How do children form ideas about their environment? Are they able to think in terms of systems? Researchers from Queen's University Belfast worked with children of various ages to develop a new method for checking out such questions. Based on problem-solving through pictures, this method cast new light on the extent of children's system-thinking skills. It emerged that both younger and older children can and do apply systems thinking to the business of solving environmental problems. This insight is an important key to developing appropriate materials and approaches for environmental education.

Today's children will be tomorrow's decision makers. It is important that they learn the skills necessary to deal with tomorrow's environmental problems. Environments are systems, hence effective environmental education will need to hinge developing systems thinking. There is almost no empirical literature on the child's concept of a system. This lack may arise because talk about systems requires advanced verbal skills. It has been widely assumed that children's vocabularies do not approach this level of sophistication until early adolescence.

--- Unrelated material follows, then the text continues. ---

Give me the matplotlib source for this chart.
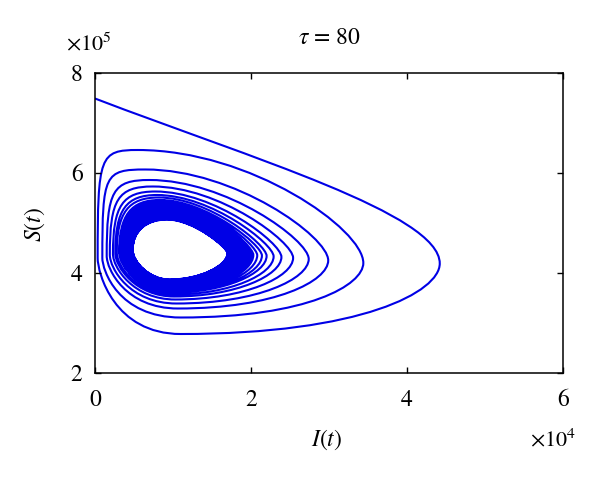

The researchers found it possible to developed a technique that allowed them to study the complexity of children's non-verbal concepts of environmental systems. Pictures and computer simulations of environmental problem situations were used to minimise demands on children's language skills. This technique then formed the basis for a series of trials involving children of different ages in several European countries. It emerged that:

  • Environmental teaching often fails to introduce environmental concepts in a clear and organised way. Many environmental terms are likely to be unfamiliar to children.
  • Both older and younger children can readily suggest remedies to environmental problems. They also tend to offer solutions that emphasise the importance of processes rather than resources.
  • Younger children tend to see fewer negative outcomes arising from an intervention to improve the environment. This is presumably because they do not consider all of the consequences of an intervention.
  • Younger children sometimes offer more complex solutions to environmental problems than older children. This is possibly because they tend to believe that complex solutions are always better than simple ones.
  • Younger children propose solutions that involve making processes larger. Older children thought that making things smaller would be better.

The outcome of the study contains important lessons for environmental education. Unlike many other studies in this area, it reveals how (rather than what) children think about the environment. Wider policy implications of the research include signs that:

  • Environmental education in primary schools would benefit from better understanding of children's systems thinking. It could enable children both to understand the natural environment and be helped to develop their systems thinking skills.
  • The systems framework applied during the Belfast study can be used to assess the ways children think about the environment. It can also be used to describe the complexity of children's thinking at different stages and to structure curriculum and associated materials.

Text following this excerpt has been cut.